I magistrati che scelgono la politica non dovranno dire addio per sempre alla toga, come, invece, prevede il disegno di legge Bonafede. Nel testo del progetto di riforma del Csm presentato dalla Commissione incaricata dalla ministra della Giustizia, Marta Cartabia, non c’è – a quanto apprende l’Ansa – il divieto assoluto per chi si candida a rientrare in magistratura alla fine dell’esperienza politica. Ma si propone l’introduzione di limiti territoriali: si potrà riprendere a esercitare funzioni giudiziarie cambiando regione. Si prevedono inoltre limiti più stringenti per l’eleggibilità dei magistrati.
La Commissione ha concluso i suoi lavori, il cui esito sarà domani al centro del vertice convocato dal guardasigilli Cartabia con i capigruppo di maggioranza della Commissione Giustizia della Camera, dove è tuttora al vaglio il ddl di riforma approvato dal precedente governo, nel quale si prevedeva invece lo stop assoluto delle ‘porte girevoli’ tra magistratura e politica.
Ad aprile scorso il plenum del Csm aveva approvato il parere sul ddl di riforma del Csm che prevedeva, per l’appunto, il divieto di tornare alle funzioni giudiziarie per un magistrato che abbia assunto incarichi elettivi o di governo. La previsione della riforma, valutata anche dal Csm, prevedeva per i magistrati eletti il reintegro ma con funzioni non giudiziarie.
Dovrebbe invece dimettersi dalla magistratura chi intende candidarsi a competizioni elettorali o assumere incarichi di governo, secondo Nello Rossi, il magistrato e direttore di “Questione Giustizia“, la rivista di Magistratura democratica.
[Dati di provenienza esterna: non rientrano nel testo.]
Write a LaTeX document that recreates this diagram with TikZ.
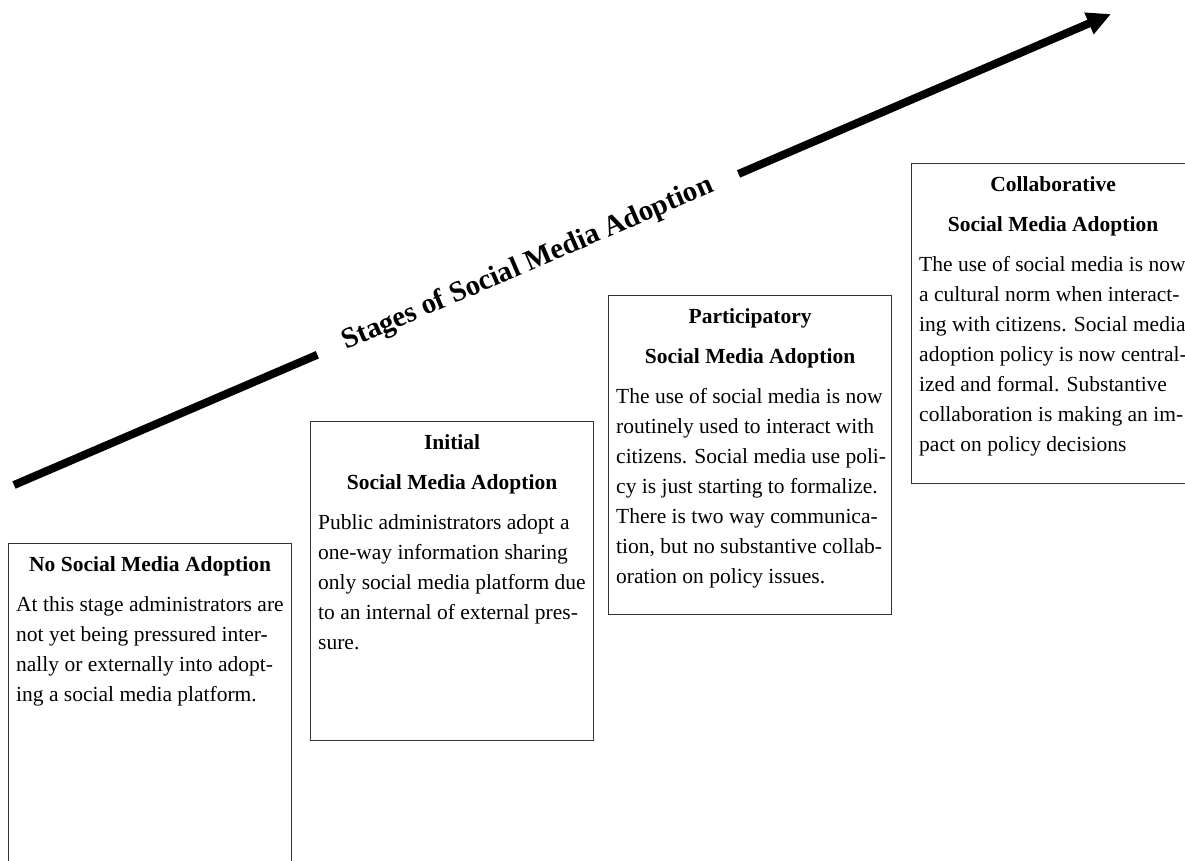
\documentclass[tikz,border=0pt]{standalone}
\usepackage{fontspec}
\setmainfont{Liberation Serif}
\usetikzlibrary{arrows.meta,calc}
\begin{document}
\begin{tikzpicture}[x=1pt,y=-1pt,
  stagebox/.style={draw=black!80, line width=1.2pt, minimum width=283pt,
                   anchor=north west, inner sep=0pt},
  ttl/.style={font=\fontsize{21.5}{24}\selectfont\bfseries, anchor=base, inner sep=0pt},
  txt/.style={font=\fontsize{21.5}{24}\selectfont, anchor=base west, inner sep=0pt},
  trend/.style={line width=8pt},
  trendlabel/.style={font=\fontsize{29}{32}\selectfont\bfseries, inner sep=0pt,
                     minimum width=458pt, minimum height=30pt}
]
\useasboundingbox (0,0) rectangle (1185,860);

% the rising trend arrow, interrupted by its label
\coordinate (a0) at (14,485);
\coordinate (a1) at (1111,14);
\node[trendlabel, rotate=23.24] (lbl) at ($(a0)!0.4685!(a1)$) {Stages of Social Media Adoption};
\draw[trend] (a0) -- (lbl);
\draw[trend, -{Triangle[length=24pt,width=22pt]}] (lbl) -- (a1);

% the four stage boxes, stepping upwards
\node[stagebox, minimum height=330pt] (s0) at (8,543) {};
\node[stagebox, minimum height=319pt] (s1) at (310,421) {};
\node[stagebox, minimum height=319pt] (s2) at (608,295) {};
\node[stagebox, minimum height=320pt] (s3) at (911,163) {};

% stage 0
\node[ttl] (s0t) at ($(s0.north)+(0,28)$) {No Social Media Adoption};
\foreach \l [count=\i from 0] in {At this stage administrators are,
    not yet being pressured inter-,
    nally or externally into adopt-,
    ing a social media platform.}
  \node[txt] (s0l\i) at ($(s0.north west)+(8,68+30*\i)$) {\l};

% stage 1
\node[ttl] (s1t) at ($(s1.north)+(0,28)$) {Initial};
\node[ttl] (s1u) at ($(s1.north)+(0,68)$) {Social Media Adoption};
\foreach \l [count=\i from 0] in {Public administrators adopt a,
    one-way information sharing,
    only social media platform due,
    to an internal of external pres-,
    sure.}
  \node[txt] (s1l\i) at ($(s1.north west)+(8,108+30*\i)$) {\l};

% stage 2
\node[ttl] (s2t) at ($(s2.north)+(0,28)$) {Participatory};
\node[ttl] (s2u) at ($(s2.north)+(0,68)$) {Social Media Adoption};
\foreach \l [count=\i from 0] in {The use of social media is now,
    routinely used to interact with,
    citizens. Social media use poli-,
    cy is just starting to formalize.,
    There is two way communica-,
    {tion, but no substantive collab-},
    oration on policy issues.}
  \node[txt] (s2l\i) at ($(s2.north west)+(8,108+30*\i)$) {\l};

% stage 3
\node[ttl] (s3t) at ($(s3.north)+(0,28)$) {Collaborative};
\node[ttl] (s3u) at ($(s3.north)+(0,68)$) {Social Media Adoption};
\foreach \l [count=\i from 0] in {The use of social media is now,
    a cultural norm when interact-,
    ing with citizens. Social media,
    adoption policy is now central-,
    ized and formal. Substantive,
    collaboration is making an im-,
    pact on policy decisions}
  \node[txt] (s3l\i) at ($(s3.north west)+(8,108+30*\i)$) {\l};
\end{tikzpicture}
\end{document}
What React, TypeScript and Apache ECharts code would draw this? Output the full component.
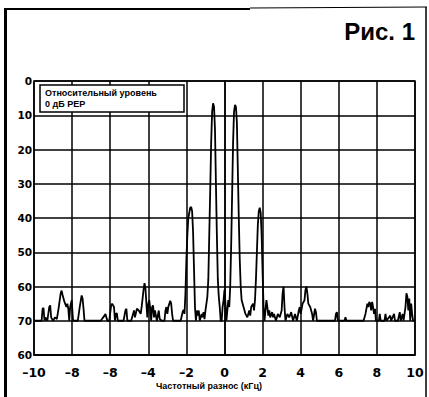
import React, { useEffect, useRef } from "react";
import * as echarts from "echarts";

const xTickLabels = ["–10", "–8", "–8", "–4", "–2", "0", "2", "4", "6", "8", "10"];
const yTickLabels = ["0", "10", "20", "30", "40", "50", "60", "70", "60"];

const freqs = [
  -10, -9.7, -9.6, -9.55, -9.5, -9.45, -9.4, -9.3, -9.2, -9.15, -9.1, -9.0, -8.9, -8.8, -8.7, -8.6, -8.55, -8.5,
  -8.4, -8.3, -8.25, -8.2, -8.15, -8.1, -8.02, -7.95, -7.9, -7.8, -7.7, -7.6, -7.5, -7.45, -7.4, -7.35, -6.8,
  -6.5, -6.3, -6.25, -6.15, -6.05, -5.95, -5.9, -5.8, -5.75, -5.7, -5.65, -5.6, -5.3, -5.2, -5.15, -5.1, -4.9,
  -4.8, -4.75, -4.7, -4.6, -4.5, -4.4, -4.35, -4.25, -4.2, -4.15, -4.1, -4.05, -4.0, -3.95, -3.9, -3.85, -3.8,
  -3.75, -3.7, -3.65, -3.6, -3.55, -3.45, -3.4, -3.3, -3.15, -3.1, -3.05, -3.0, -2.95, -2.85, -2.8, -2.75, -2.7,
  -2.3, -2.2, -2.15, -2.1, -2.05, -2.0, -1.95, -1.9, -1.8, -1.75, -1.7, -1.65, -1.6, -1.55, -1.5, -1.45, -1.4,
  -1.35, -1.3, -1.2, -1.15, -1.1, -1.05, -1.0, -0.95, -0.9, -0.85, -0.8, -0.75, -0.7, -0.65, -0.6, -0.55, -0.5,
  -0.45, -0.4, -0.35, -0.3, -0.25, -0.2, -0.15, -0.1, -0.05, 0.0, 0.05, 0.1, 0.15, 0.2, 0.25, 0.3, 0.35, 0.4,
  0.45, 0.5, 0.55, 0.6, 0.65, 0.7, 0.75, 0.8, 0.85, 0.9, 1.0, 1.1, 1.2, 1.3, 1.35, 1.4, 1.5, 1.55, 1.6, 1.65,
  1.7, 1.75, 1.8, 1.85, 1.9, 1.95, 2.0, 2.05, 2.1, 2.15, 2.2, 2.25, 2.3, 2.35, 2.4, 2.5, 2.55, 2.6, 2.7, 2.8,
  2.9, 3.0, 3.05, 3.1, 3.15, 3.2, 3.3, 3.4, 3.5, 3.6, 3.7, 3.8, 3.9, 3.95, 4.0, 4.1, 4.2, 4.25, 4.3, 4.35, 4.4,
  4.5, 4.6, 4.65, 4.75, 4.8, 4.85, 5.0, 5.5, 5.8, 5.85, 5.9, 5.95, 6.3, 6.35, 6.4, 7.0, 7.3, 7.4, 7.5, 7.55,
  7.6, 7.65, 7.7, 7.75, 7.8, 7.85, 7.9, 7.95, 8.1, 8.15, 8.2, 8.4, 8.45, 8.5, 8.7, 8.75, 8.9, 8.95, 9.1, 9.2,
  9.25, 9.35, 9.4, 9.5, 9.55, 9.6, 9.65, 9.7, 9.75, 9.8, 9.85, 9.9, 10,
];

const levels = [
  70, 70, 70, 66.5, 66.3, 70, 69, 70, 66, 65.5, 69, 70, 69, 69.5, 66, 62, 61.2, 62.5,
  64.5, 66, 65, 66.5, 70, 66, 64, 70, 70, 70, 70, 66, 62.6, 63.5, 66.5, 70, 70,
  70, 68.5, 68, 70, 70, 65.5, 65, 66, 70, 68, 67.8, 70, 70, 67, 66.5, 70, 70,
  68, 67, 69, 66.5, 67, 68, 66, 61, 59, 60.5, 65, 69, 65, 64, 66.5, 70, 66,
  65.5, 69, 67, 68.5, 70, 67, 69.5, 70, 70, 67, 66, 68, 66, 64.2, 65, 68, 70,
  70, 67.5, 66.8, 68, 62, 52, 45, 40, 37, 36.8, 38, 44, 55, 66, 70, 67, 68.5,
  67, 70, 68, 69, 67.5, 69.5, 67, 65, 63, 58, 45, 32, 18, 9, 6.5, 7.5, 14,
  30, 45, 58, 63, 66, 70, 70, 66, 64, 61, 65, 70, 67, 64, 66, 60, 48, 33,
  18, 9, 7, 7.5, 12, 26, 40, 52, 60, 64, 66, 68, 69, 67, 68.5, 66, 65, 67, 64, 58,
  50, 42, 38, 37, 38.5, 45, 56, 66, 70, 67, 64, 66, 68.5, 67, 69, 67.5, 69, 68, 70, 68,
  69, 67, 62, 60, 66, 70, 68, 69, 67.5, 70, 68, 70, 67, 66, 68, 65, 64, 61, 60, 62, 65,
  66, 68, 70, 66.5, 67.5, 70, 70, 70, 70, 68, 67.5, 70, 70, 69, 70, 70, 70, 68, 65, 66,
  64.5, 65, 67, 64.5, 66, 68, 66.5, 70, 70, 68, 70, 70, 68, 70, 68.5, 70, 68, 70, 70, 67.5,
  70, 68, 70, 66, 62, 63, 67, 63.5, 70, 65, 68, 70, 70,
];

const titleText = "Рис. 1";
const legendLines = ["Относительный уровень", "0 дБ PEP"];
const xAxisTitle = "Частотный разнос (кГц)";

const FONT = "'Liberation Sans', Arial, sans-serif";
const TICK_FONT = "'DejaVu Sans', 'Liberation Sans', sans-serif";

export default function App() {
  const ref = useRef<HTMLDivElement>(null);
  useEffect(() => {
    if (!ref.current) return;
    const chart = echarts.init(ref.current, undefined, { renderer: "svg" });
    const data = freqs.map((f, i) => [f, levels[i]]);
    chart.setOption({
      animation: false,
      backgroundColor: "#ffffff",
      grid: { left: 34, right: 14, top: 81, bottom: 42, containLabel: false },
      xAxis: {
        type: "value",
        min: -10,
        max: 10,
        interval: 2,
        axisLine: { show: true, onZero: false, lineStyle: { color: "#000", width: 1.5 } },
        axisTick: { show: false },
        splitLine: { show: true, lineStyle: { color: "#000", width: 1.5 } },
        axisLabel: {
          margin: 11,
          color: "#000",
          fontFamily: TICK_FONT,
          fontWeight: "bold",
          fontSize: 12.5,
          formatter: (v: number) => xTickLabels[Math.round((v + 10) / 2)] ?? "",
        },
      },
      yAxis: {
        type: "value",
        inverse: true,
        min: 0,
        max: 80,
        interval: 10,
        axisLine: { show: true, lineStyle: { color: "#000", width: 1.5 } },
        axisTick: { show: false },
        splitLine: { show: true, lineStyle: { color: "#000", width: 1.5 } },
        axisLabel: {
          margin: 2,
          color: "#000",
          fontFamily: TICK_FONT,
          fontWeight: "bold",
          fontSize: 10.5,
          formatter: (v: number) => yTickLabels[Math.round(v / 10)] ?? "",
        },
      },
      series: [
        {
          type: "line",
          data,
          showSymbol: false,
          symbol: "none",
          lineStyle: { color: "#000", width: 1.8 },
          z: 3,
        },
      ],
      graphic: [
        { type: "rect", shape: { x: 4, y: 8, width: 3, height: 395 }, style: { fill: "#000" }, z: 10 },
        { type: "line", shape: { x1: 5, y1: 9, x2: 250, y2: 9 }, style: { stroke: "#000", lineWidth: 2 }, z: 10 },
        { type: "line", shape: { x1: 250, y1: 8, x2: 427, y2: 7 }, style: { stroke: "#000", lineWidth: 1.2 }, z: 10 },
        { type: "line", shape: { x1: 426, y1: 7, x2: 426, y2: 397 }, style: { stroke: "#000", lineWidth: 1.5 }, z: 10 },
        { type: "rect", shape: { x: 34, y: 81, width: 381, height: 274 }, style: { fill: "none", stroke: "#000", lineWidth: 1.5 }, z: 9 },
        {
          type: "text",
          x: 415,
          y: 31,
          style: { text: titleText, fill: "#000", font: `bold 24px ${FONT}`, align: "right", verticalAlign: "middle" },
          z: 10,
        },
        {
          type: "rect",
          shape: { x: 40, y: 85, width: 144, height: 27 },
          style: { fill: "#fff", stroke: "#000", lineWidth: 1.5 },
          z: 10,
        },
        {
          type: "text",
          x: 45,
          y: 93,
          style: { text: legendLines[0], fill: "#000", font: `bold 9px ${FONT}`, align: "left", verticalAlign: "middle" },
          z: 11,
        },
        {
          type: "text",
          x: 45,
          y: 104,
          style: { text: legendLines[1], fill: "#000", font: `bold 9px ${FONT}`, align: "left", verticalAlign: "middle" },
          z: 11,
        },
        {
          type: "text",
          x: 209,
          y: 386,
          style: { text: xAxisTitle, fill: "#000", font: `bold 9px ${FONT}`, align: "center", verticalAlign: "middle" },
          z: 10,
        },
      ],
    });
    return () => chart.dispose();
  }, []);
  return <div ref={ref} style={{ position: "absolute", left: 0, top: 0, width: 429, height: 397 }} />;
}
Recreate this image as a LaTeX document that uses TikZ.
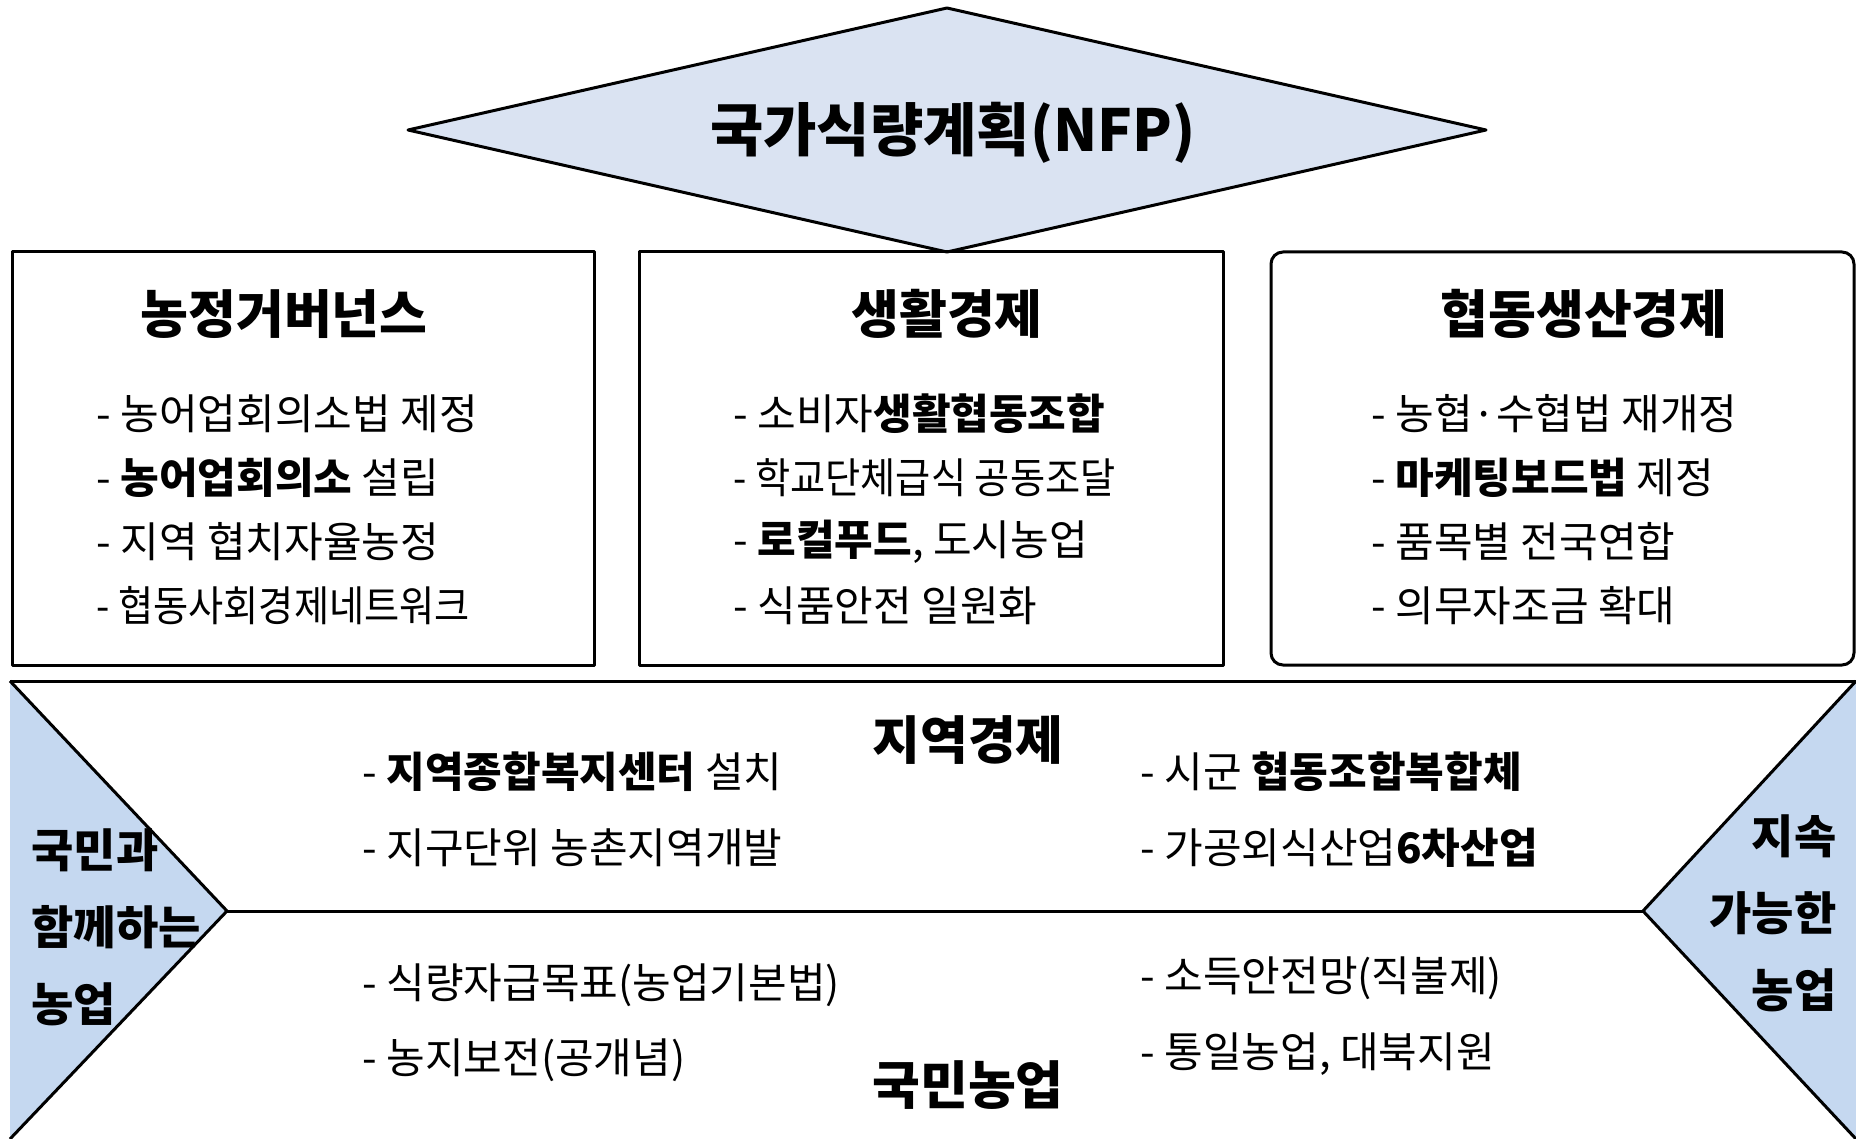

In un articolo pubblicato sul periodico di Md Rossi definisce un “obiettivo minimo inderogabile” la preclusione del rientro in magistratura dei giudici e dei pm al termine del mandato elettorale o di un incarico di governo.
Rossi invita a prendere in considerazione “anche la possibilità di una più radicale opzione legislativa: considerare le preventive dimissioni dalla magistratura come presupposto necessario della candidatura del magistrato”. Il diritto di elettorato passivo, assicura “Questione giustizia”, “resterebbe liberamente esercitabile anche se a prezzo di una scelta drastica, impegnativa e dolorosa, non molto dissimile, peraltro, da quella che compiono, nello scegliere di partecipare alla lotta politica, altre categorie di cittadini e perciò non lesiva del principio di eguaglianza”.